De vertaling van Nico Rost:

In het volgende ogenblik geschiedde het onheil. De roekeloze Schemarjah kwam met zijn beide gebalde handen en gebogen hoofd op de kolonel af. Hij zag eruit als een clown uit een circus, die een woedende stier probeerde te imiteren. Het was belachelijk en hartverscheurend. Het was de eerste keer sinds Joden in Koropta woonden, dat een van hen een kolonel (en wat voor kolonel) probeerde te slaan. Het was de eerste keer en hoogstwaarschijnlijk de laatste.

De vertaling van Elly Schippers:

Meteen daarna gebeurde er iets vreselijks. De uitzinnige Sjemarja stompte met allebei zijn vuisten en gebogen hoofd tegen de reusachtige borst van de kolonel. Het zag eruit alsof een clown een woedende stier probeerde na te doen. Het was belachelijk en hartverscheurend.
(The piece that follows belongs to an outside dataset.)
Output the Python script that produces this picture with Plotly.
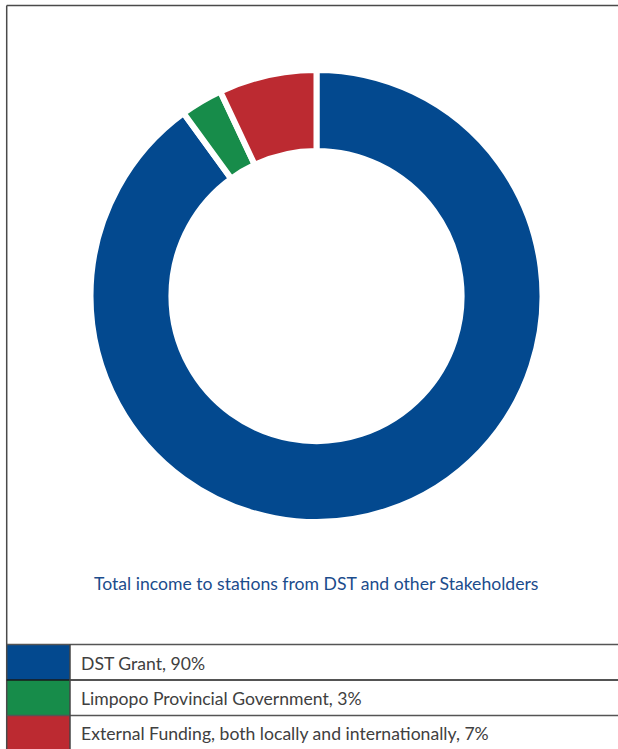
import plotly.graph_objects as go

# Income sources and their shares (%)
categories = ["DST Grant", "Limpopo Provincial Government",
              "External Funding, both locally and internationally"]
shares = [90, 3, 7]
colors = ["#03498F", "#178C4A", "#BC2A31"]
title_text = "Total income to stations from DST and other Stakeholders"

W, H = 618, 749


def px_x(x):
    return x / W


def px_y(y):
    return 1 - y / H


# Donut geometry (pixels)
cx, cy, R = 316.5, 296, 226
fig = go.Figure(go.Pie(
    labels=categories,
    values=shares,
    hole=0.642,
    sort=False,
    direction="clockwise",
    rotation=0,
    marker=dict(colors=colors, line=dict(color="white", width=6)),
    textinfo="none",
    hoverinfo="label+percent",
    showlegend=False,
    domain=dict(x=[px_x(cx - R), px_x(cx + R)], y=[px_y(cy + R), px_y(cy - R)]),
))

shapes = []
line_dark = dict(color="#4a4a4a", width=1.5)
# frame: left and top borders
shapes.append(dict(type="line", xref="paper", yref="paper",
                   x0=px_x(6.7), x1=px_x(6.7), y0=px_y(5.5), y1=px_y(H), line=line_dark))
shapes.append(dict(type="line", xref="paper", yref="paper",
                   x0=px_x(6.7), x1=1, y0=px_y(5.5), y1=px_y(5.5), line=line_dark))

# legend table
row_edges = [644.5, 680, 715.5, 749]
annotations = []
for i, (cat, val, col) in enumerate(zip(categories, shares, colors)):
    top, bot = row_edges[i], row_edges[i + 1]
    shapes.append(dict(type="rect", xref="paper", yref="paper",
                       x0=px_x(7), x1=px_x(70), y0=px_y(bot), y1=px_y(top),
                       fillcolor=col, line=dict(width=0), layer="below"))
    annotations.append(dict(text=f"{cat}, {val}%", xref="paper", yref="paper",
                            x=px_x(79), y=px_y((top + bot) / 2 + 1),
                            xanchor="left", yanchor="middle", showarrow=False,
                            font=dict(family="Lato", size=17.6, color="#404040")))
for k, y in enumerate(row_edges[:3]):
    shapes.append(dict(type="line", xref="paper", yref="paper",
                       x0=px_x(6.7), x1=1, y0=px_y(y), y1=px_y(y),
                       line=dict(color="#1a1a1a" if k == 1 else "#555555", width=1.5)))
shapes.append(dict(type="line", xref="paper", yref="paper",
                   x0=px_x(70), x1=px_x(70), y0=px_y(644.5), y1=px_y(H),
                   line=dict(color="#444444", width=1.5)))

annotations.append(dict(text=title_text, xref="paper", yref="paper",
                        x=px_x(316), y=px_y(583), xanchor="center", yanchor="middle",
                        showarrow=False,
                        font=dict(family="Lato", size=17.6, color="#1B4C8C")))

fig.update_layout(
    width=W, height=H,
    margin=dict(l=0, r=0, t=0, b=0),
    paper_bgcolor="white",
    plot_bgcolor="white",
    shapes=shapes,
    annotations=annotations,
)

fig.write_html("out.html")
Het was de eerste keer sinds er joden in Koropta waren dat een van hen een kolonel – en wat voor kolonel! – een pak slaag probeerde te geven. Het was de eerste keer, en hoogstwaarschijnlijk ook de laatste.

Marie-José Klaver

Joseph Roth – Tarabas. Een gast op deze aarde. Mmet een voorwoord van Tommy Wieringa. Vertaald uit het Duits door Elly Schippers. L.J. Veen Klassiek, Amsterdam/Antwerpen. 232 blz. € 10.